By 5th April 2018Uncategorised

Attorneys for an LPA – Doing Nothing is Not a Sensible Option!

Shortly after posting yesterday’s blog, James Watt contacted our office to say that we had got all our facts wrong. James is an Attorney to his brother who has assets of over £1.5M, half in cash and half in shares and collective equity investments.

James explained that he had spoken to his solicitor who had assured him that there was nothing wrong with holding around £750,000 in one bank account, and that as the shares and collective investments had previously been arranged by his brother they should be left as they are. “No need to pay an IFA a fee for advice, old chap, everything is fine as it is!”

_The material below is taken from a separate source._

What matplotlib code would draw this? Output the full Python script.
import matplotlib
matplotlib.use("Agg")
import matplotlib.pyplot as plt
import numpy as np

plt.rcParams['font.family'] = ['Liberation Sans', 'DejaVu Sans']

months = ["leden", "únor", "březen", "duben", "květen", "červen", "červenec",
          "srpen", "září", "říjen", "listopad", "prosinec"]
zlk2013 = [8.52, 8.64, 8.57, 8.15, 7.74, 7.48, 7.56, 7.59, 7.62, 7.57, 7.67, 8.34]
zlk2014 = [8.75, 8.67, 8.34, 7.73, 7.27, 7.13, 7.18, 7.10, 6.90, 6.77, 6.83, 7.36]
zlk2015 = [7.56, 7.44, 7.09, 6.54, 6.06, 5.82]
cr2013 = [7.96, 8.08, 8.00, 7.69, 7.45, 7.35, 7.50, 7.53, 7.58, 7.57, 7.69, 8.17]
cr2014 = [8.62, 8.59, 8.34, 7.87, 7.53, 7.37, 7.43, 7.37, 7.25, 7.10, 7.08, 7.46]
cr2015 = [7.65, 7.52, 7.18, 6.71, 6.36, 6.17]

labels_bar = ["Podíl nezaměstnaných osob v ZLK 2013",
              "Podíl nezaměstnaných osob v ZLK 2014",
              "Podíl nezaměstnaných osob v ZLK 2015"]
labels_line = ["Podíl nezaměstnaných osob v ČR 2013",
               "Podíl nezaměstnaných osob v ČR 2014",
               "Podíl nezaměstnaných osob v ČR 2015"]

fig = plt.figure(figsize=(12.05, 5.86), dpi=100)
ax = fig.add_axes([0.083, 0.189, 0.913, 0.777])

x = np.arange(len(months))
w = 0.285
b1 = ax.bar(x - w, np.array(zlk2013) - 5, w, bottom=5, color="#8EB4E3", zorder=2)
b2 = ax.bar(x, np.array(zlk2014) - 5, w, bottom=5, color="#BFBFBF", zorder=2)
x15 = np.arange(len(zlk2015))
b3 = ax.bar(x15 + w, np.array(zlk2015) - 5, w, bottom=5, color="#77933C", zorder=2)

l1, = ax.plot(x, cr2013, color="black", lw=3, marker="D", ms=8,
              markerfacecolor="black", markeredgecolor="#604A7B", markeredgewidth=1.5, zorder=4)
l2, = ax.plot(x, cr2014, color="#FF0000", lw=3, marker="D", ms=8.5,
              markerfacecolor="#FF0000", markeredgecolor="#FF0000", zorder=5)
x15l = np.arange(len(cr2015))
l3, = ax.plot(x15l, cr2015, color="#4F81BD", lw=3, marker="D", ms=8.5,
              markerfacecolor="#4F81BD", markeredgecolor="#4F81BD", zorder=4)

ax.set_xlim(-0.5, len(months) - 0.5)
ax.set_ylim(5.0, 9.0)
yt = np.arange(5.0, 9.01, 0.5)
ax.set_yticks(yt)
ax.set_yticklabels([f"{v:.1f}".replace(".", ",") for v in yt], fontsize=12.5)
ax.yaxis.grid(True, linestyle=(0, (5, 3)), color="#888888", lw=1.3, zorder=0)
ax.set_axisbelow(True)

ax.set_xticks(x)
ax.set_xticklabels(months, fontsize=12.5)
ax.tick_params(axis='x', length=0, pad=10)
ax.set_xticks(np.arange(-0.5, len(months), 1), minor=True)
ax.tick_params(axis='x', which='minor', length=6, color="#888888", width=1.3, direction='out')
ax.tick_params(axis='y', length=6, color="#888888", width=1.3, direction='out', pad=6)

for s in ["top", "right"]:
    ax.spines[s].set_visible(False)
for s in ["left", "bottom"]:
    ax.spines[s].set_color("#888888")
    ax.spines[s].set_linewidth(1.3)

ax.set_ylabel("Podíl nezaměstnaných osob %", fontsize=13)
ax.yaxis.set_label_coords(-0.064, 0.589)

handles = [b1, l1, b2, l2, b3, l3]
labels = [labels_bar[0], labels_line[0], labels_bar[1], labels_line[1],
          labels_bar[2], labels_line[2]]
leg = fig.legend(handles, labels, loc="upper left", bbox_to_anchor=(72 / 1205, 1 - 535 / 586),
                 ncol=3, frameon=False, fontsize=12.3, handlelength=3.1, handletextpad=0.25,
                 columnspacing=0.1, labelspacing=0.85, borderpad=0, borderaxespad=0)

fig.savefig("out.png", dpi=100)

I have dealt with several people like James over the years, I recognise that whatever argument you put forward, it will be ignored, because they are right, and you are wrong! So, my stock response these days is – did you get that in writing?

The case of Buckley v The Public Guardian sets out some very useful guidance to attorneys (and presumably deputies) when managing the financial affairs of an individual without mental capacity. Clear guidance was set out by Senior Judge Lush as to the “investment of funds by an attorney”.

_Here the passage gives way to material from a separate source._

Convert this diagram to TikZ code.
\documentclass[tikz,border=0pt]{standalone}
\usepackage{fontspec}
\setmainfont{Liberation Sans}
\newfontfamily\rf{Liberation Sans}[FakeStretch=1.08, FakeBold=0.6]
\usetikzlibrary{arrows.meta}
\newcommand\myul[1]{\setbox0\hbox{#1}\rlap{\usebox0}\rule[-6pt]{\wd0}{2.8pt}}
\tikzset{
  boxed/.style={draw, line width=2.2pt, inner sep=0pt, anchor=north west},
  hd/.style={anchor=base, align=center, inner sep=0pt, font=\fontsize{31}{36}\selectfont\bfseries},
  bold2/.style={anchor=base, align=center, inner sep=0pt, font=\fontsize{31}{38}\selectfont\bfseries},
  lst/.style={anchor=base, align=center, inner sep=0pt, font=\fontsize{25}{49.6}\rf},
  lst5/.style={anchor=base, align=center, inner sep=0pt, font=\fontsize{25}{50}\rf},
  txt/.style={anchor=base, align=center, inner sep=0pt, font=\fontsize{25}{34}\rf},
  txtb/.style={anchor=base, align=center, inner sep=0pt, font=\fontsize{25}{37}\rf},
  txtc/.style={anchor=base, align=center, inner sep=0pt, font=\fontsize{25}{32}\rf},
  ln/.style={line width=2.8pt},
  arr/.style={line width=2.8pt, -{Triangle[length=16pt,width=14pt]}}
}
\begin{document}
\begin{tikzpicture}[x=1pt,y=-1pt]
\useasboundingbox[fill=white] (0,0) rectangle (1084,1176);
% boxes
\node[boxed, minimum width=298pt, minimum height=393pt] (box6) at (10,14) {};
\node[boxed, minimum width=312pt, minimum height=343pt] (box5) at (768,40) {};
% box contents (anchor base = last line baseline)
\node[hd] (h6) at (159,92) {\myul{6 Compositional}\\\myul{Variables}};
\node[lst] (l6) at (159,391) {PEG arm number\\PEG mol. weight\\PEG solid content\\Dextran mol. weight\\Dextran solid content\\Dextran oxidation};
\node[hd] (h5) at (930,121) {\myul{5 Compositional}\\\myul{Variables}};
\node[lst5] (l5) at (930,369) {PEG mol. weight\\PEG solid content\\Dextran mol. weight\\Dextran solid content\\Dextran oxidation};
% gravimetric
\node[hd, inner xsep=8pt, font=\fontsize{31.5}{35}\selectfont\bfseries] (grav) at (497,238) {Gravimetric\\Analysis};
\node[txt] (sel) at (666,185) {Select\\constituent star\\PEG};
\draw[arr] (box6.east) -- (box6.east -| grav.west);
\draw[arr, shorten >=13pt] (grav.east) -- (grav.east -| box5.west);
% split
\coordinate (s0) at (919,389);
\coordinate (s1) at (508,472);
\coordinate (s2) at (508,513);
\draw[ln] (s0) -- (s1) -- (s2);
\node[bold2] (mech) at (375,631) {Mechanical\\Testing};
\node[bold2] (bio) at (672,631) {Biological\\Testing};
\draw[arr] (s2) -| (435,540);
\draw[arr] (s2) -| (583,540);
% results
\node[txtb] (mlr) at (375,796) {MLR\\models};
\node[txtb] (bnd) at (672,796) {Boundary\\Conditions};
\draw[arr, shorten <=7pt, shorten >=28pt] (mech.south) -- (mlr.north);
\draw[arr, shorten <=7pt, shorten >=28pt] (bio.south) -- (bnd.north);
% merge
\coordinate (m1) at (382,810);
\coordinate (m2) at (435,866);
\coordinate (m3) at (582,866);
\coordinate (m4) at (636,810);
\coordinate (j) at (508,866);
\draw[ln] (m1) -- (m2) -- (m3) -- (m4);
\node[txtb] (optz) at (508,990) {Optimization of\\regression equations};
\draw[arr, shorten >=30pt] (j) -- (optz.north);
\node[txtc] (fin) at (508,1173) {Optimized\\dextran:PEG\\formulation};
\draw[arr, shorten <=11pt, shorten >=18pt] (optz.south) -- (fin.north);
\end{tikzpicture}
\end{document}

Senior Judge Lush made it clear that “there are two common misconceptions when it comes to investments.

1) that attorneys acting under an LPA can do whatever they like with the donor’s funds; and
2) the attorney can do whatever they think the donor could or would have done personally, if they had capacity to manage their own financial affairs.”

Both are incorrect.

The test is not what the donor would have approved or done themselves, but what is in the donor’s best interests. “Best Interests” is a fundamental principal of the Mental Capacity Act 2005 (section 1(5)).

The judge also made clear that the level of care required by the attorney managing the investments should be the same as Trustees whose duties are set out in the Trustee Act 2000.

It is also generally understood that if there are significant assets then the Attorneys must take professional advice from an IFA (see previous blog).

What are the risks to James of carrying on as he seems to think he can?

For starters he has far too much deposited with one bank, the bank deposit guarantee scheme is limited to £85,000 (previously £75,000). Not taking any action to protect this amount of cash would quite rightly be deemed as negligent.

Leaving the investment portfolio as it was organised by the brother is almost certainly incorrect, this would also be deemed negligent (see previous blog).

As an attorney (Trustee) James would be liable in full for any losses for both the cash and the investment portfolio.

Since mid-January 2018 the FTSE 100 index has lost almost 1000 points – are you listening James!